Know When a Forecast Is Likely to Go Bad

Here's one clue that the computer has guessed wrong.

It has been said that weather forecasting is part science, part intuition and a large part memory. That's why computer forecasting is such a boon to pilots. Even the best forecasters from pre-cyber days had only human memories to rely on. Today, computer databases recall all the nuances of temperature, dew point and winds aloft and what the weather is likely to do when specific conditions prevail. The result is far better predictions of what pilots are likely to find, and where. But even the supercomputers cannot factor in everything that nature has to offer. There are times when what you see out the windshield defies everything you expected to see when you checked the computer screen earlier in the day.
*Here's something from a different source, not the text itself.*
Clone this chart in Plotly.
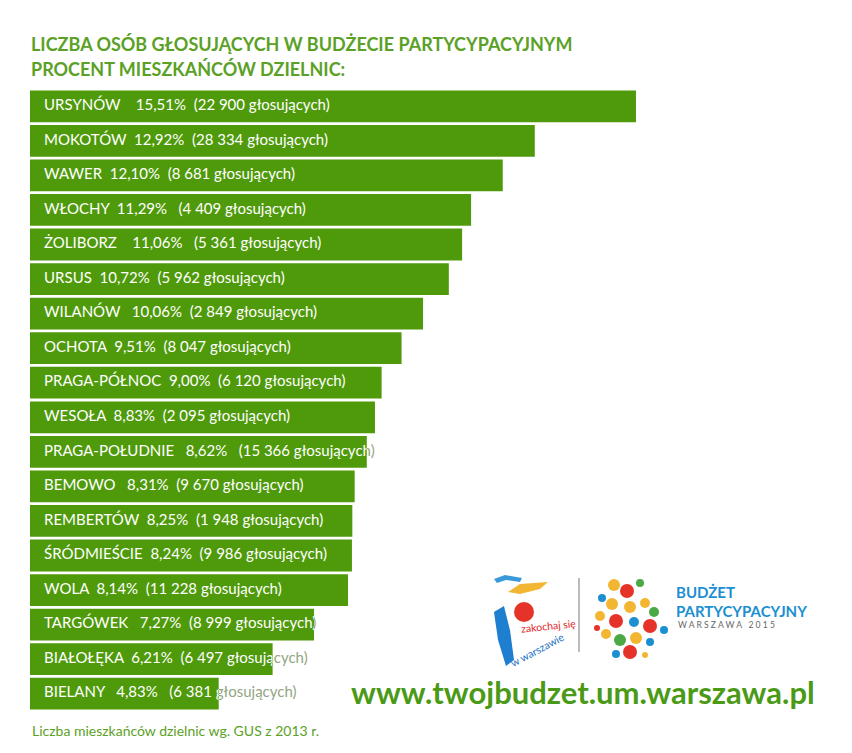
import plotly.graph_objects as go

districts = ["URSYNÓW", "MOKOTÓW", "WAWER", "WŁOCHY", "ŻOLIBORZ", "URSUS", "WILANÓW",
             "OCHOTA", "PRAGA-PÓŁNOC", "WESOŁA", "PRAGA-POŁUDNIE", "BEMOWO", "REMBERTÓW",
             "ŚRÓDMIEŚCIE", "WOLA", "TARGÓWEK", "BIAŁOŁĘKA", "BIELANY"]
percent = [15.51, 12.92, 12.10, 11.29, 11.06, 10.72, 10.06, 9.51, 9.00, 8.83, 8.62,
           8.31, 8.25, 8.24, 8.14, 7.27, 6.21, 4.83]
voters = [22900, 28334, 8681, 4409, 5361, 5962, 2849, 8047, 6120, 2095, 15366,
          9670, 1948, 9986, 11228, 8999, 6497, 6381]
gap_after_name = [4, 2, 2, 2, 4, 2, 3, 2, 2, 2, 3, 3, 2, 2, 2, 3, 2, 3]
gap_after_pct = [2, 2, 2, 3, 3, 2, 2, 2, 2, 2, 3, 2, 2, 2, 2, 2, 2, 3]

GREEN = "#4f9a0b"
TEXT_GREEN = "#5aa125"
OVER_TEXT = "#93a682"
FONT = "Lato"
NB = "\u00a0"


def fmt_int(v):
    return f"{v:,}".replace(",", NB)


labels = []
for d, p, v, g1, g2 in zip(districts, percent, voters, gap_after_name, gap_after_pct):
    ptxt = f"{p:.2f}".replace(".", ",") + "%"
    labels.append(f"{d}{NB * g1}{ptxt}{NB * g2}({fmt_int(v)} głosujących)")

n = len(districts)
ypos = list(range(n))
TEXT_X = 0.36
LABEL_SIZE = 15

# page has an 8px body margin: figure is drawn offset by (8, 8)
OFF = 8
W, H = 852 - OFF, 753 - OFF
ML, MR, MT, MB = 30 - OFF, 10, 89 - OFF, 42
px_per_unit = 39.07
xmax = (W - ML - MR) / px_per_unit

fig = go.Figure()

# gray text underneath (shows only where it runs past the bar)
fig.add_trace(go.Scatter(
    x=[TEXT_X] * n, y=ypos, mode="text", text=labels, textposition="middle right",
    textfont=dict(family=FONT, size=LABEL_SIZE, color=OVER_TEXT),
    hoverinfo="skip", showlegend=False, xaxis="x", yaxis="y", cliponaxis=False))

# bars on an overlay axis (drawn above the gray text)
fig.add_trace(go.Bar(
    x=percent, y=ypos, orientation="h", marker=dict(color=GREEN, line=dict(width=0)),
    hoverinfo="skip", showlegend=False, xaxis="x2", yaxis="y"))

layout_axes = {}
# white text per row, clipped to the bar's own extent
for i in range(n):
    ax = f"x{i + 3}"
    fig.add_trace(go.Scatter(
        x=[TEXT_X], y=[ypos[i]], mode="text", text=[labels[i]], textposition="middle right",
        textfont=dict(family=FONT, size=LABEL_SIZE, color="white"),
        hoverinfo="skip", showlegend=False, xaxis=ax, yaxis="y", cliponaxis=True))
    layout_axes[f"xaxis{i + 3}"] = dict(range=[0, percent[i]], domain=[0, percent[i] / xmax],
                                        visible=False, fixedrange=True, anchor="y")


def px2paper(px, py):
    return (px - OFF - ML) / (W - ML - MR), (H - MB - (py - OFF)) / (H - MT - MB)


annotations = []


def add_text(px, py, text, size, color, bold=False, xanchor="left", textangle=0):
    x, y = px2paper(px, py)
    annotations.append(dict(
        x=x, y=y, xref="paper", yref="paper", xanchor=xanchor, yanchor="middle",
        text=f"<b>{text}</b>" if bold else text, showarrow=False, textangle=textangle,
        font=dict(family=FONT, size=size, color=color)))


add_text(29, 44, "LICZBA OSÓB GŁOSUJĄCYCH W BUDŻECIE PARTYCYPACYJNYM", 18, TEXT_GREEN, bold=True)
add_text(29, 69, "PROCENT MIESZKAŃCÓW DZIELNIC:", 18, TEXT_GREEN, bold=True)
add_text(30, 730, "Liczba mieszkańców dzielnic wg. GUS z 2013 r.", 14, TEXT_GREEN)
add_text(349, 692, "www.twojbudzet.um.warszawa.pl", 31, "#4a9a16", bold=True)

# Budżet Partycypacyjny logo text
add_text(674, 592, "BUDŻET", 15, "#1b8fd2", bold=True)
add_text(674, 611, "PARTYCYPACYJNY", 15, "#1b8fd2", bold=True)
add_text(676, 625, NB.join("WARSZAWA") + NB * 3 + NB.join("2015"), 8.6, "#666666")

shapes = []


def circle(cx, cy, r, color):
    x0, y0 = px2paper(cx - r, cy + r)
    x1, y1 = px2paper(cx + r, cy - r)
    shapes.append(dict(type="circle", xref="paper", yref="paper", x0=x0, y0=y0, x1=x1, y1=y1,
                       fillcolor=color, line=dict(width=0)))


def path(points, color):
    pts = [px2paper(px, py) for px, py in points]
    d = "M " + " L ".join(f"{x:.4f},{y:.4f}" for x, y in pts) + " Z"
    shapes.append(dict(type="path", xref="paper", yref="paper", path=d,
                       fillcolor=color, line=dict(width=0)))


sx0, sy0 = px2paper(579, 578)
sx1, sy1 = px2paper(579, 652)
shapes.append(dict(type="line", xref="paper", yref="paper", x0=sx0, y0=sy0, x1=sx1, y1=sy1,
                   line=dict(color="#bbbbbb", width=2)))

gears = [(614, 585, 6, "#f2b632"), (627, 591, 7, "#e5332a"), (640, 583, 4, "#4aa845"),
         (602, 598, 4, "#1b8fd2"), (612, 604, 6, "#f2b632"), (630, 607, 6, "#f2b632"),
         (645, 603, 5, "#f2b632"), (654, 612, 5, "#4aa845"), (600, 616, 5, "#f2b632"),
         (616, 621, 7, "#e5332a"), (634, 622, 5, "#1b8fd2"), (650, 626, 7, "#e5332a"),
         (664, 630, 4, "#1b8fd2"), (606, 634, 5, "#f2b632"), (620, 640, 6, "#4aa845"),
         (636, 638, 6, "#f2b632"), (650, 642, 4, "#1b8fd2"), (630, 652, 7, "#e5332a"),
         (616, 654, 4, "#1b8fd2"), (597, 628, 3, "#e5332a"), (645, 655, 3, "#f2b632")]
for g in gears:
    circle(*g)

# zakochaj się w Warszawie logo (approximation)
path([(494, 579), (505, 575), (522, 578), (520, 582), (506, 580), (497, 583)], "#3a9ad9")
path([(508, 592), (520, 584), (548, 582), (540, 589), (520, 594)], "#f2b632")
circle(524, 612, 10, "#e5332a")
path([(494, 612), (504, 606), (510, 630), (514, 660), (506, 666), (498, 640)], "#1e7fd0")
add_text(548, 626, "zakochaj się", 10.5, "#e02626", xanchor="center", textangle=-6)
add_text(537, 650, "w warszawie", 10.5, "#1e6fc0", xanchor="center", textangle=-28)

fig.update_layout(
    width=W, height=H,
    margin=dict(l=ML, r=MR, t=MT, b=MB),
    paper_bgcolor="white", plot_bgcolor="rgba(0,0,0,0)",
    bargap=0.08,
    xaxis=dict(range=[0, xmax], visible=False, fixedrange=True),
    xaxis2=dict(range=[0, xmax], visible=False, overlaying="x", fixedrange=True),
    yaxis=dict(range=[n - 0.5, -0.5], visible=False, fixedrange=True),
    annotations=annotations,
    shapes=shapes,
    showlegend=False,
    **layout_axes,
)

fig.write_html("out.html")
There is one truism that I recall from flying and working with Richard Collins when he was editor in chief of Flying. At least in the eastern half of North America, if the wind is more southerly than forecast, or stronger out of the south than was predicted, the weather is going to be worse than expected. The principle is elegantly simple, and almost always on the money. Warm moist air is a weather maker, and in this part of the world it comes from the Gulf of Mexico. When nature conspires to push more of this warm, moist air northward, it is likely that we're in for what usually happens when hot, wet air meets cooler, dry air. The two air masses will either duke it out in convective activity, or they'll mush together in a warm front that is bound to bring low ceilings and rotten visibility.